'''
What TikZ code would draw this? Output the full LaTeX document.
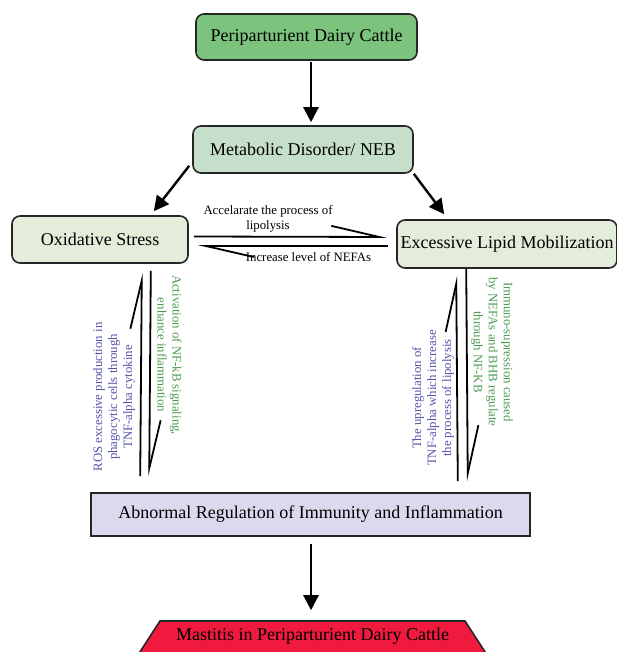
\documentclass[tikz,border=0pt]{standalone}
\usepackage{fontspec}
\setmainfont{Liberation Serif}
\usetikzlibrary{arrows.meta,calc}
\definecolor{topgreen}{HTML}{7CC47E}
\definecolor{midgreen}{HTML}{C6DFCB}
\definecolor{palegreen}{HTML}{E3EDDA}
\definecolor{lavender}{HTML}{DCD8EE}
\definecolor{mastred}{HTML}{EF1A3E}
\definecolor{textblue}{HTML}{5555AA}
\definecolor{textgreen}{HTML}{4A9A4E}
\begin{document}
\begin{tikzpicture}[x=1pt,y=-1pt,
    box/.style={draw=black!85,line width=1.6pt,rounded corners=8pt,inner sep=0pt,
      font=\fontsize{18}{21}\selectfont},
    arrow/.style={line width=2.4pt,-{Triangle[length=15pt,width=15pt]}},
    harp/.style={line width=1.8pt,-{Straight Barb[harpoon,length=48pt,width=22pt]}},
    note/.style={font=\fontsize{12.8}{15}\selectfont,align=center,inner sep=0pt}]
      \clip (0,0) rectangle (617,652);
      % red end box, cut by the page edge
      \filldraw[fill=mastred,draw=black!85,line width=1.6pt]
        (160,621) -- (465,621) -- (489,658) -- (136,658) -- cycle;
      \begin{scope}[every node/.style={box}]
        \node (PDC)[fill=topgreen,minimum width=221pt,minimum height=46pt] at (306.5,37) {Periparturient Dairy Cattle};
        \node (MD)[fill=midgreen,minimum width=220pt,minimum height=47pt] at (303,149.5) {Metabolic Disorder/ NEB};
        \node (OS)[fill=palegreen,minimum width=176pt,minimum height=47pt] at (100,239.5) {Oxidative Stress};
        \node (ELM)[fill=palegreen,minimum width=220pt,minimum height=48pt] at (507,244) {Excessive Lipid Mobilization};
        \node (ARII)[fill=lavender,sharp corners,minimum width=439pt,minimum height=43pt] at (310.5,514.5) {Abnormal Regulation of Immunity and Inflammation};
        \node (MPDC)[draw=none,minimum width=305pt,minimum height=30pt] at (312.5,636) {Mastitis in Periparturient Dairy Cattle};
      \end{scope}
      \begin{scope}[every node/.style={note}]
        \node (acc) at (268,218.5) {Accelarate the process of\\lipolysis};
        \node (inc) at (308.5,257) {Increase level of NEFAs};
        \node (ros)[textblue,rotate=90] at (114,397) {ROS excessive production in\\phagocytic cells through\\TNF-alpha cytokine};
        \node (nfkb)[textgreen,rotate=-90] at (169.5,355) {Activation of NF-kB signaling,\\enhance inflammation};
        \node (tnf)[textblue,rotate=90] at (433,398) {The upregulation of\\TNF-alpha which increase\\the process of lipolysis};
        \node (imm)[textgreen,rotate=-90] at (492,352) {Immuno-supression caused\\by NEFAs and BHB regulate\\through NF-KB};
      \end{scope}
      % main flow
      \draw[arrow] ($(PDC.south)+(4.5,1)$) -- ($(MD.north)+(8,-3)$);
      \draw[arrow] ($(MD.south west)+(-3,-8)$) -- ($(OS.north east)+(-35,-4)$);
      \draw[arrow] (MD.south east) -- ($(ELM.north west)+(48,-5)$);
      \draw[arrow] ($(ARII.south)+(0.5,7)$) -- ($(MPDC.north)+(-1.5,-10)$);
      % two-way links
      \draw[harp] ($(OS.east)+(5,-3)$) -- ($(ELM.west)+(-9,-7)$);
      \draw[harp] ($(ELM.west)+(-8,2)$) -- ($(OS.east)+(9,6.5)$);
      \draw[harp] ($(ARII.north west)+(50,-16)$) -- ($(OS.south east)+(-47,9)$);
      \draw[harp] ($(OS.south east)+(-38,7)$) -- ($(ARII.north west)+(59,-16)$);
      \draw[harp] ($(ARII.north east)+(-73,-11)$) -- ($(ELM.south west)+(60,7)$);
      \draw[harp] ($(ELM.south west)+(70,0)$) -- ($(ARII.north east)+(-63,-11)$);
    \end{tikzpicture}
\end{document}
'''
'''
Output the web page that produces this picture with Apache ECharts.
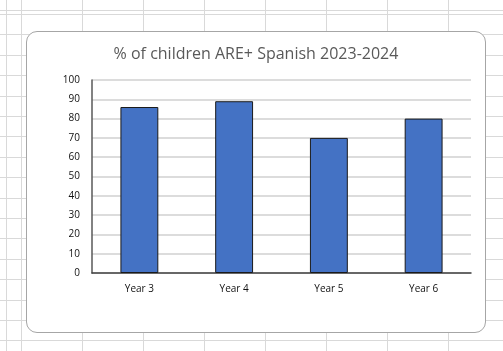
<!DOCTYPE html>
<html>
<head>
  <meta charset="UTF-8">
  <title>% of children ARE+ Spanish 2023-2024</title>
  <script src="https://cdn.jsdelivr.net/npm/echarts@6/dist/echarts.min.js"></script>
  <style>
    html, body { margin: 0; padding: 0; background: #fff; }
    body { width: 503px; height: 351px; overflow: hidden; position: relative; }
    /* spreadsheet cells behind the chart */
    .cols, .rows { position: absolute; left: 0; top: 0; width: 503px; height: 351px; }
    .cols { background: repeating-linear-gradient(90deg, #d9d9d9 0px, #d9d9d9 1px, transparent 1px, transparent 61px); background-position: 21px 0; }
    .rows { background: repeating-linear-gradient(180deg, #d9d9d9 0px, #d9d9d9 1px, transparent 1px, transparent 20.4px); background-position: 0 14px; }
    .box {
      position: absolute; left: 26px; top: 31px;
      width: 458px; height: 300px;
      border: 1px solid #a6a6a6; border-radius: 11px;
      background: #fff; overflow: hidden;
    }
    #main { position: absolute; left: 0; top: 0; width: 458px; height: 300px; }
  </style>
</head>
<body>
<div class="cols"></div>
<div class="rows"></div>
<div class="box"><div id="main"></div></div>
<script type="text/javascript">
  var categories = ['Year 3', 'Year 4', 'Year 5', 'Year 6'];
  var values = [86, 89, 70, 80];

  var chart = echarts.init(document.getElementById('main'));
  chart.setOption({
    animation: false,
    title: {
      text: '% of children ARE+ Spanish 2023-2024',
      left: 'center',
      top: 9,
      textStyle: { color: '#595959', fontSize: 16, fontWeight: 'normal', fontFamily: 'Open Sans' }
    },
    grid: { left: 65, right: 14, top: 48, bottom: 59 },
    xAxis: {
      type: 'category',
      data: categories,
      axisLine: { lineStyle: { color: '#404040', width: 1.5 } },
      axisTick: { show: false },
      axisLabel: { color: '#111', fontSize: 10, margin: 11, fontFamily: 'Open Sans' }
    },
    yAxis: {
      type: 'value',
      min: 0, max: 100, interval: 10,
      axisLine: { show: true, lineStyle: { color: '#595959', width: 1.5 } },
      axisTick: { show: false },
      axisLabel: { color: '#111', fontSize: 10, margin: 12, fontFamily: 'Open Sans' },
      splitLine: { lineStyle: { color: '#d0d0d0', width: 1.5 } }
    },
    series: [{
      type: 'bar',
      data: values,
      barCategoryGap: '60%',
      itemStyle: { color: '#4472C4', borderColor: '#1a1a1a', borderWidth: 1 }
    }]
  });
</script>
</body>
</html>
'''
'''
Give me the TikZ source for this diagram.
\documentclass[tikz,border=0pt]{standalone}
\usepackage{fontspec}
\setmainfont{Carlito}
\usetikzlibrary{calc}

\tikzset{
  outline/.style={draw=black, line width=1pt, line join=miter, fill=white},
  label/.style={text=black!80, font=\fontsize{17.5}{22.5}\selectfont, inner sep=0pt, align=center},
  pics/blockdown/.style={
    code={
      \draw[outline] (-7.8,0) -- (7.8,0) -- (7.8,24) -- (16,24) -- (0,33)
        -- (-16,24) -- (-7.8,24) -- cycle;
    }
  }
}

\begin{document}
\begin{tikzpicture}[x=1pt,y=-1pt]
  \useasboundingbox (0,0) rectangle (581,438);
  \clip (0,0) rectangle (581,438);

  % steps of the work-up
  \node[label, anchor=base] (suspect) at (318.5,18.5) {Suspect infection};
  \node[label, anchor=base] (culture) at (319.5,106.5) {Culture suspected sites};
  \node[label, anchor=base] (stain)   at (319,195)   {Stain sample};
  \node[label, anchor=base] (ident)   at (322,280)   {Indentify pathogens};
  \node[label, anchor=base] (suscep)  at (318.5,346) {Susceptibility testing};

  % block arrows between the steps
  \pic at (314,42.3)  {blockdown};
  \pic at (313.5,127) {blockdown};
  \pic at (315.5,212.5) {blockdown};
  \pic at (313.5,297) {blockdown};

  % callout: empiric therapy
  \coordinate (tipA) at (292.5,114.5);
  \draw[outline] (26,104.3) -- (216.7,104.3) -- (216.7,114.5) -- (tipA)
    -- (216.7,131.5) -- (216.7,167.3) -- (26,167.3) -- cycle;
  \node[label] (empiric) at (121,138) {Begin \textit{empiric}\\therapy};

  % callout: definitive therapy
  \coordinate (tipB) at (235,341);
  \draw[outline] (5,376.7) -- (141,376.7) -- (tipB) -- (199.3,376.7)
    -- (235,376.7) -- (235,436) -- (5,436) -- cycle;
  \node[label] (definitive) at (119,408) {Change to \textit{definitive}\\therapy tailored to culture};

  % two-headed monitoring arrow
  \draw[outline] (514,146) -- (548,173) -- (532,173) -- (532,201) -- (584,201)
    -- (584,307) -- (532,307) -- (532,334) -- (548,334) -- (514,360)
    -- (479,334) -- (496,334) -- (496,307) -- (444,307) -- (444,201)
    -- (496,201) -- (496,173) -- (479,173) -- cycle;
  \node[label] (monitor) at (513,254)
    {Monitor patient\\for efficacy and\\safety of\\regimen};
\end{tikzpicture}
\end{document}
'''
◆ SET EXERCISE
Pull out every line in the material above where "page" occurs.

◆ THE OUTPUT
      % red end box, cut by the page edge
Output the web page that produces this picture with Apache ECharts.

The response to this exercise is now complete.